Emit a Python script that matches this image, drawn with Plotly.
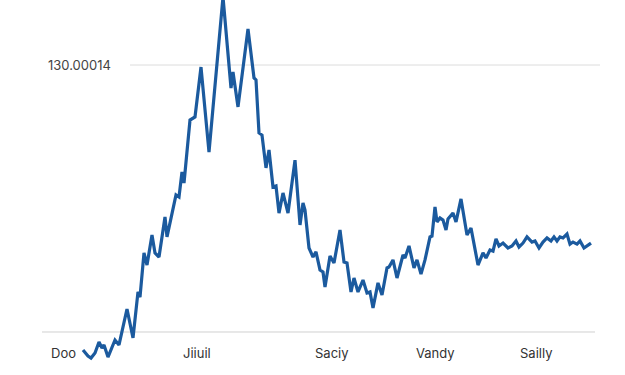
import plotly.graph_objects as go

# time index (days) and series values
t = [0, 5, 8, 12, 16, 19, 21, 25, 32, 36, 44, 50, 55, 57, 61, 64, 69, 72, 76, 82, 84, 89, 93, 96,
     99, 101, 105, 107, 112, 118, 126, 140, 148, 150, 155, 165, 171, 173, 176, 179, 183, 186, 190,
     193, 196, 200, 205, 212, 217, 220, 222, 226, 230, 233, 237, 240, 242, 247, 251, 257, 261, 264,
     268, 271, 275, 280, 284, 287, 290, 295, 299, 304, 306, 310, 314, 320, 322, 326, 331, 334, 338,
     342, 347, 349, 352, 354, 357, 360, 363, 365, 370, 373, 378, 384, 388, 395, 400, 403, 407, 410,
     413, 416, 420, 425, 429, 433, 436, 440, 444, 449, 452, 456, 460, 464, 468, 471, 474, 477, 480,
     484, 487, 490, 494, 497, 501, 504, 508]
values = [-8.8, -11.7, -12.7, -10.2, -4.9, -7.8, -6.3, -12.2, -3.9, -6.3, 11.2, -2.9, 19.5, 17.0,
          38.5, 32.6, 47.2, 38.5, 36.5, 56.0, 46.3, 57.0, 66.7, 65.7, 77.9, 72.5, 91.0, 103.2, 104.7,
          129.0, 87.6, 163.1, 118.8, 126.6, 109.6, 147.5, 123.7, 122.7, 96.9, 95.9, 79.9, 88.6, 70.6,
          71.1, 57.9, 67.7, 57.9, 83.7, 52.1, 62.8, 59.4, 40.9, 36.5, 39.0, 30.2, 29.2, 21.9, 37.0,
          33.6, 49.7, 34.1, 33.6, 19.5, 26.3, 19.5, 25.3, 19.0, 19.5, 11.7, 23.9, 18.0, 31.2, 31.6,
          35.1, 26.3, 37.5, 36.0, 41.9, 31.2, 35.1, 28.2, 35.1, 46.3, 46.7, 60.9, 53.6, 55.5, 54.5,
          49.7, 55.0, 57.9, 53.6, 64.8, 47.2, 50.6, 32.6, 38.5, 36.0, 39.9, 39.4, 45.3, 41.9, 43.3,
          40.9, 41.9, 44.3, 41.4, 43.3, 46.3, 43.8, 44.3, 40.9, 43.8, 45.8, 44.3, 46.3, 44.3, 46.3,
          45.8, 47.7, 42.8, 43.8, 42.8, 44.3, 40.9, 41.9, 43.3]

x_labels = ["Doo", "Jiiuil", "Saciy", "Vandy", "Sailly"]
x_label_pos = [-20, 114, 249, 352, 453]
y_tick_value = 130
y_tick_label = "130.00014"

fig = go.Figure()
fig.add_trace(go.Scatter(x=t, y=values, mode="lines",
                         line=dict(color="#1b5a9e", width=3.2), hoverinfo="skip"))

# gridline and baseline
fig.add_shape(type="line", xref="x", yref="y", x0=47, x1=517, y0=y_tick_value, y1=y_tick_value,
              line=dict(color="#dcdcdc", width=1), layer="below")
fig.add_shape(type="line", xref="x", yref="y", x0=-41, x1=512, y0=0, y1=0,
              line=dict(color="#d0d0d0", width=1), layer="below")

fig.add_annotation(x=30, y=y_tick_value, xref="x", yref="y", text=y_tick_label, showarrow=False,
                   xanchor="right", yanchor="middle", font=dict(size=13, color="#444444", family="Inter"))
for lab, pos in zip(x_labels, x_label_pos):
    fig.add_annotation(x=pos, y=-10.2, xref="x", yref="y", text=lab, showarrow=False,
                       xanchor="center", yanchor="middle",
                       font=dict(size=13, color="#333333", family="Inter"))

fig.update_layout(
    width=625, height=375,
    margin=dict(l=0, r=0, t=0, b=0),
    paper_bgcolor="white", plot_bgcolor="white",
    showlegend=False,
    hovermode=False,
    xaxis=dict(range=[-83, 542], visible=False),
    yaxis=dict(range=[-20.94, 161.65], visible=False),
)

fig.write_html("out.html", config={"displayModeBar": False},
               post_script="document.body.style.margin='0';")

> WRITTEN PROBLEM: Return nothing but the lines running from the start of the data to the line with "import plotly.graph_objects as go", please, both ends included and no pictures.

> THE COMPLETED TASK:
Emit a Python script that matches this image, drawn with Plotly.
import plotly.graph_objects as go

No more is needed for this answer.